It’s spring! The sky is blue, the sun is out, and sadly, most of us are indoors. But fear not! It won’t last forever, and even though these quieter times, there are a few places that have remained open. Parks are one of them. In Seoul, there’s no park more famous than the park that runs alongside the Han River.
Although, to call it a singularly park would be a mistake. Hangang Park is actually divided up into 12 smaller parks, each of which has its own specialties. Built through 1982-86, they were created as part of the Hangang River Development Project, aimed at developing an environmentally friendly space for Seoulites and foreigners alike to visit. The improvement of the entire Hangang area continues to this day and is meant to continue until 2030, with the Hangang Renaissance Project. This consistent development has made the parks of the Han River incredibly popular places to hang out and provide some iconic sights as well. The river itself has never been used industrially, due to it’s proximity to North Korea. This means that the river and the areas surrounding its banks are reserved solely for recreation.
Probably the most instantly recognizable of the parks is Banpo Hangang park, most likely because of Banpo Bridge and it’s beautiful illuminated water displays. It’s a popular filming place for many a drama too, so fans will be able to spot plenty of recognizable locations on a stroll through the area. There’s also the floating islands, or Some Sevit, which from which boat cruises set sail. Banpo Hangang Park is the perfect location to sit down on the grass in one of it’s large, open picnic spots and watch the water show as the sunsets. And of course, who can forget one of the most unique aspects of going for a picnic at a park in Seoul? No need to take your own food. Takeaway restaurants will bring your orders directly to you or meet you at the entrance of the park, so you can grab whatever tasty snack you want.
That’s not the only option for food, though. The many parks provide the perfect spaces for festivals – from large, yearly events such as the Nanji Hangang Park Festival to smaller food festivals littered with stalls and trucks selling an array of street food.

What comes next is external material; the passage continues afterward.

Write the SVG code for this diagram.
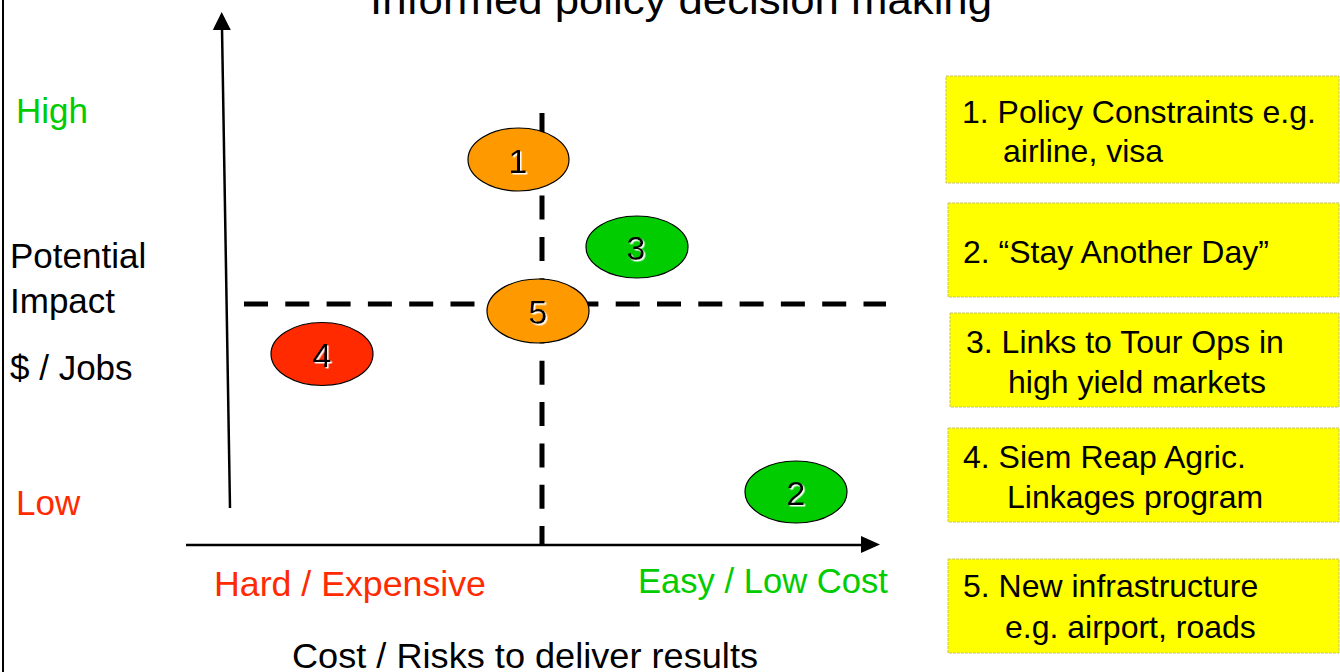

In fact, Nanji Hangang Park is one of the most varied areas there is. The site has access to the huge World Cup Park, which is covered in flower fields and even forested areas. There’s also an infinity pool to check out if your thinking about going for a playful swim in shallower waters, and a campsite next to an ecological wetland. Despite all this, it’s a relatively quiet spot as it’s a bit more tucked away from easy transport than some of the other parks.
Another more popular location for the exact opposite reason, Yeouido Hangang Park is one of the most visited areas, and the most promoted. Thousands of people flock to picnic on its green expanses, and a number of art installations often appear as part of the Han River Art Project. Because of its size, this park also plays host to a number of festivals. The most prominent of this is the Seoul International Fireworks Festival. It’s a massively popular event, leading the area to fill up with spectators all gathering to get the best view of the spectacular show.
Ttukseom Hangang Park is another spot that might be recognizable to those who watch a lot of K-Dramas. One of its highlights is called the J-Bug Culture Complex – a building so named because it’s shaped like a giant centipede. With a cafe and seating spots, its a great place to go to watch the river go by outside as well as having access to the lovely outdoor space just beyond.
Each of the areas that make up Hangang Park provides something a little different and something for everyone. For more art installations and sports areas, Ichon Hangang Park is the place to go; Mangwon Hangang Park offers a chance to see a giant ship and submarine docked in Seoul Battleship Park; Or if you’d like to take a ride on some traditional Korean boats to Seonyudo island, head to Yanghwa Hangang Park during the Hangang Summer Festival; For a less developed, off the beaten track adventure, Gangseo Hangang park is the place to go. The list goes on to include Jamsil, Gwangnaru, and Jamwon parks too.
Seoul may be one of the busiest, most advanced cities in the world, but that doesn’t mean it lacks for its beauty spots. The Hangang parks prove that the cultural and recreational development of the city is alive and well, and will only grow as the years go by. If you get a chance to visit, try to make a stop in every park you see, or grab a bike rental and cycle your way across each. There will be something new to find in every single one.